Lula está ciente dos riscos e, diante disso, iniciou os afagos ao deputado. Na última semana, por exemplo, o presidente decidiu agilizar as indicações e nomeações dos milhares de cargos de segundo e terceiro escalão do governo – e Lira vai abocanhar muitos deles. O objetivo é trazer partidos tidos como independentes para mais perto do governo. O primeiro beneficiado foi outro partido integrante do Centrão, o União Brasil. A sigla obteve diretorias importantes, como a dos Correios e a do Fundo Nacional de Desenvolvimento da Educação (FNDE). Parlamentares próximos ao chefe do Executivo ouvidos pela reportagem confidenciaram que Lula estaria disposto a estender a barganha a deputados de outros partidos, entre eles o Progressistas, de Arthur Lira. “Acho que a vontade é de casar o PP com o PT”, brinca um deputado. “Lira, que representa o Centrão raiz, não quer perder o papel de liderança. “Está dobrando a aposta e vendendo caro o seu apoio”, confidencia um petista próximo ao presidente. Há quem aposte ainda em um aceno de parlamentares do PL, de Bolsonaro e Valdemar Costa Neto, ao governo petista, votando favoravelmente aos projetos cruciais de Lula.
“O método permanente do Centrão é a chantagem.
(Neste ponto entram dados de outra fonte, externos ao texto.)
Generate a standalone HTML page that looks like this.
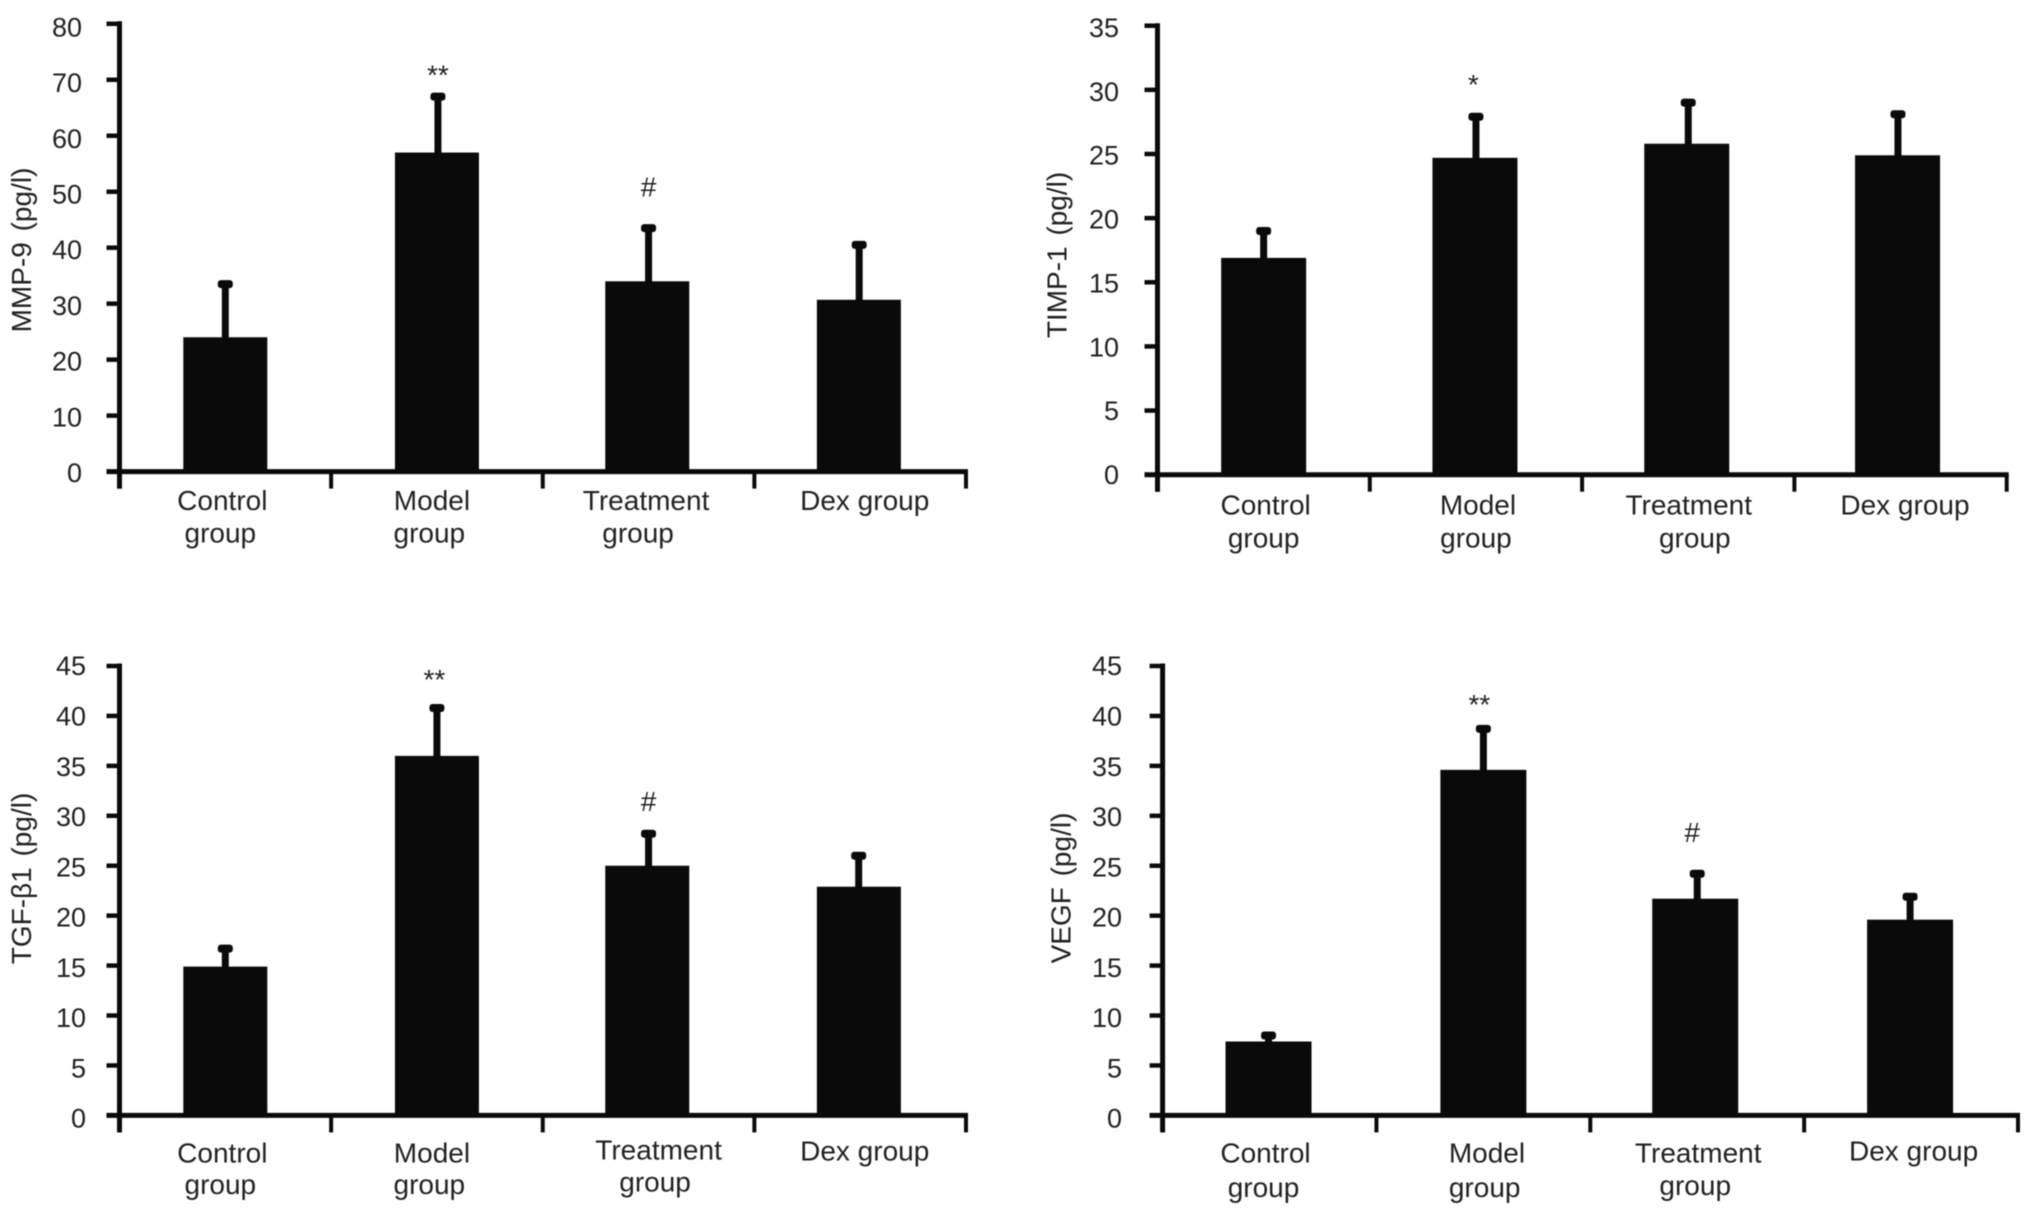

Lira é o cabeça desse balaio de interesses variados” Glauber Braga, deputado do PSOL-RJ
Emendas bilionárias
Na cúpula petista, as advertências do presidente da Câmara são vistas como “desespero” motivado pela perda de poder de barganha decorrente da inconstitucionalidade das emendas de relator, conhecidas como “orçamento secreto”. Hoje, para atrair deputados para a base do governo, cabe ao ministro Alexandre Padilha, da Secretaria de Relações Institucionais, dar o sinal verde para o repasse de cerca de R$ 9,8 bilhões herdados pelo Palácio do Planalto após a decisão da Suprema Corte. Internamente, o governo já admite que usará o valor para atender demandas parlamentares. E é aí que Lira se beneficia novamente.
Ainda se desconhece os impactos que as armadilhas de Lira terão na consolidação de uma base de apoio ao governo na Câmara. É fato, porém, que os acenos petistas ao deputado alagoano são capazes de unir governistas e opositores em críticas quase uníssonas. “O método permanente do Centrão é a chantagem. Lira é o cabeça desse balaio de interesses variados”, diz Glauber Braga (PSOL-RJ). O deputado oposicionista Kim Kataguiri (União Brasil-SP) endossa as críticas. “Lula está fazendo exatamente aquilo que criticava no Bolsonaro. Está negociando os mesmos cargos com as mesmas figuras do Centrão”, diz o deputado. Ele assegura que o governo também mantém “a distribuição de emendas parlamentares sem nenhum tipo de transparência, sem saber quem indicou e quanto indicou, para onde foi e qual foi o critério”, diz o deputado, acrescentando: “É uma grande hipocrisia do Lula chamar o orçamento secreto de ‘maior escândalo de corrupção do País’ e repetir exatamente a mesma prática”.